# Pop-up roof problem



## pittsburgh dave (Mar 30, 2002)

Hello all,
Having a problem with my 96 fleetwood niagra pop-up roof.  We bought it used from a private party in 98.  It seems that over the last two years the roof has really begun to sag in the middle as well as bow out slightly at the sides.  This unit does not have an AC, no roof rack, and we do not cover it.  Initially I was not real concerned, but the bow is no to the point that I have difficulty closing it at time(seems to get hung up on one of the brackets that holds the one corner support post)and it won't seal.  Also, when opening the roof, I stop when the sides towards the post at tight and can barely get the screen door in place becasue the roof saging.  I have yet to call the dealer in which it was originally purchased from, wanted to get some feed back first.  A few questions:
1. As a second owner, is it likely that fleetwood would cover this under warrenty?
2. Any thoughts on what it might cost to replace the roof (or is it worth replacing?  The camper is in otherwise really good shape)
3. I thought about support bars, but most I have seen run the width of the trailer, not the length

Thanks for any thoughts



Pittsburgh Dave


----------



## C Nash (Mar 30, 2002)

Pop-up roof problem

Dave, think you can forget any help from Fleetwood. They may can tell you what caused the problem. Sounds like you may have a leak and the wood has rotted. Good luck

Chelse L. Nash
fulltimer03@yahoo.com


----------



## phillyg (Mar 31, 2002)

Pop-up roof problem

If the problem results from inadequate engineering or poor assembly, I doubt if Fleetwood would do much if anything for you because they would have to do it for a lot of folks.  Of course, you could just ask and see what happens.  If the problem results from leakage somewhere and subsequent rotting, etc., if it were me I would first try to find a replacement roof somewhere, perhaps an RV salvage yard.  The chances of finding a roof in good shape are probably slim, and shipping could be cost-prohibitive, but I suggest you at least take a look at the possibilities.

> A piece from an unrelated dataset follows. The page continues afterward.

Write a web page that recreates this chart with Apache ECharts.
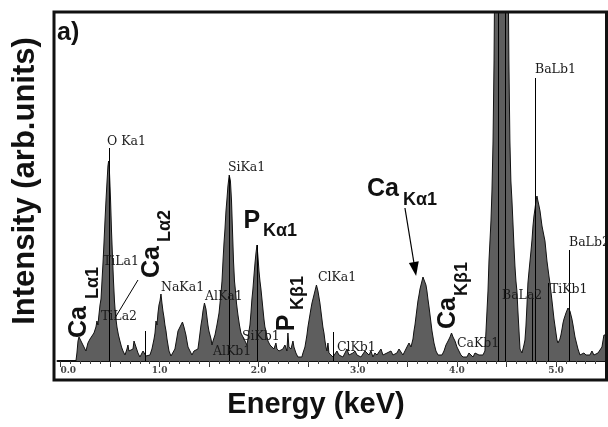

You said its otherwise in good shape, so I would lean more to repairing, but I tend to look at things different than some folks because its probably work I could do myself, and I probably have all the equipment needed.  I doubt if you could sell the unit in its current condition without taking a beating on the price, anyway.  I can visualize what it would take to rebuild the top using new framing and fiberglass sheets since I had an older Coleman pop-up.  Another thought is to speak with RV techs who might be able to refer you to someone who can do the repair at a reasonable price, otherewise it sounds as if you're going to have a unit you can't use.


----------



## pittsburgh dave (Mar 31, 2002)

Pop-up roof problem

I do not believe it is a roof leak problem.  The roof appears sound and there are on signs of water damage on the interior or exterior of the roof or unit.  We have never had problem with water in the trainer.  There are no spider cracks, or any other signs of where water could get in.  I personnally think it is a design problem and think I'm out of luck with getting them to fix it.  My initial gues is that the roof is too long and sound have some support braces running the length of it.  Alhough I am somewhat leary of putting hole through a roof (leaking).  I guess I'll have to see what the dealer says.  I've had it their once before for a frig problem (that turned out to be a recall item) and they seemed honest enough.

Pittsburgh Dave


----------



## Will Daniels (Mar 31, 2002)

Pop-up roof problem

Dave; Try rvadvice.com.This guy has a large RV repair business in FL.and frequently comes up with some good ideas.Good Luck.


----------



## GaryWT (Mar 31, 2002)

Pop-up roof problem

Coleman/fleetwood ABS roofs have a major problem with sag.  From what I hear and read, they are replacing hundreds of them.  The roof has a lifetime warrenty to the original owner only, others have to pay.  You are probably talking in the ballpark of $1,000 but am not sure.  I own a '97 Coleman Bayport.  The roof sags some but I am not sure I want to breing it in yet to have it replaced.


----------